Pour La Presse, cette conversion est symbolisée par la disparition du papier en semaine et l'adoption de la tablette. Marie-Christine Blais affirme que la tablette force les journalistes à faire plus vite. C'est faux. C'est le web qui a créé le principe de la nouvelle de dernière minute, pas la tablette. Marie-Christine Blais dit que les journalistes qui écrivent pour la tablette le font sous forme de capsules. C'est faux. Les textes sont souvent plus longs dans la tablette. 

La différence, c'est que les journalistes peuvent maintenant jongler avec une multitude de possibilités pour concevoir leurs reportages.

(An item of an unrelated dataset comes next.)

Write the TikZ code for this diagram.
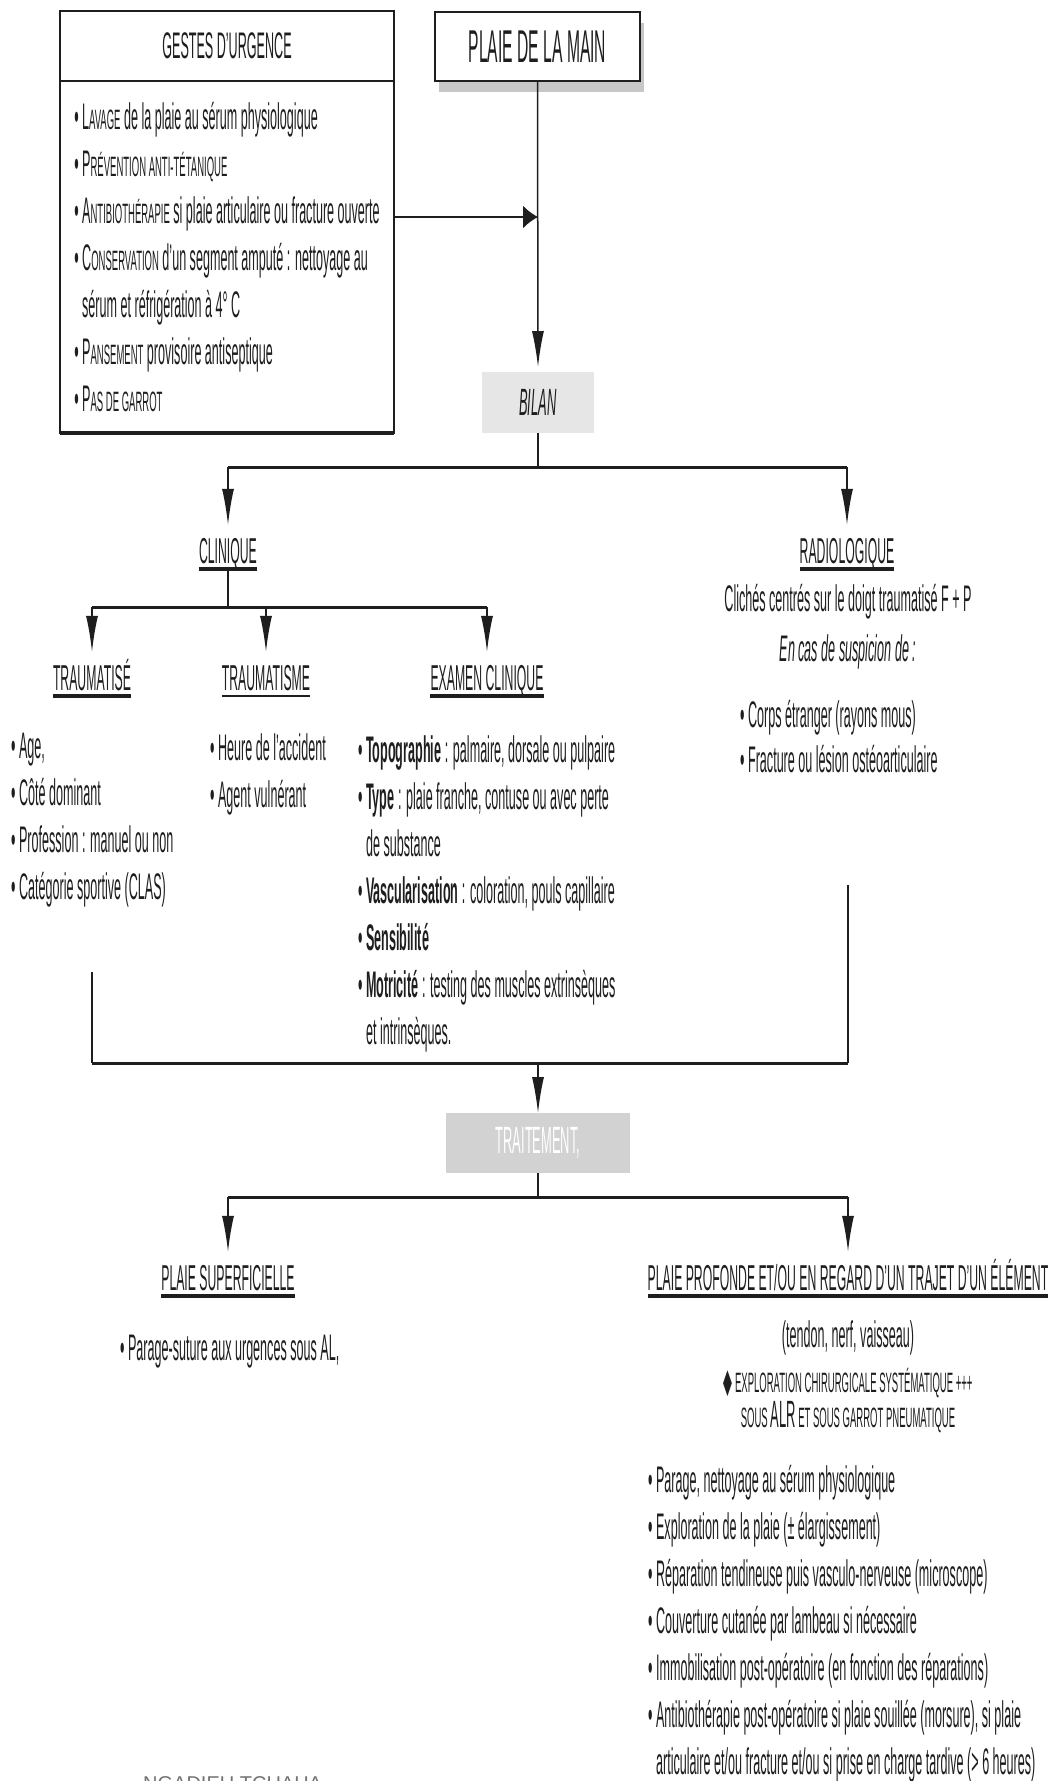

Il était aussi question d'une diminution du nombre d'étudiants dans les écoles de journalisme. Faudrait aussi préciser que ce secteur a longtemps été contingenté. Il y a quelques années, la cohorte des trentenaires a remplacé celle des baby-boomers. Il y a eu des embauches massives. On ne peut pas maintenir éternellement une cadence de recrutement dans un secteur qui vit la mouvance de ses plaques tectoniques.

Bien sûr, tout n'est pas rose dans le journalisme, particulièrement pour les journaux. Le modèle qui existe depuis des décennies est à redéfinir. C'est un stress et un défi énorme pour ceux qui en font partie depuis de nombreuses années, surtout ceux qui craignent le changement et l'inconnu. Mais les autres, les plus kamikazes, carburent à décrypter l'impact des réseaux sociaux, des blogueurs et du phénomène multiapproches qui touche l'ensemble des médias (les radios publient des textes sur le web, les journaux font de la vidéo, les télés exploitent les réseaux sociaux, etc.). Les cloisons sont tombées entre les médias. C'est ça, la nouveauté. C'est aussi ça qui fait peur.

J'avoue que j'ai du mal à comprendre comment des gens qui ont choisi le journalisme, une profession qui repose entièrement sur l'inattendu et le renouveau, puissent un jour lui reprocher de se remettre en question. Si un jour, je sens que j'ai du mal avec ça, j'irai fertiliser et couper votre gazon, c'est promis. Et j'irai voir Marie-Christine pour faire réparer le moteur de ma tondeuse quand il sera en panne.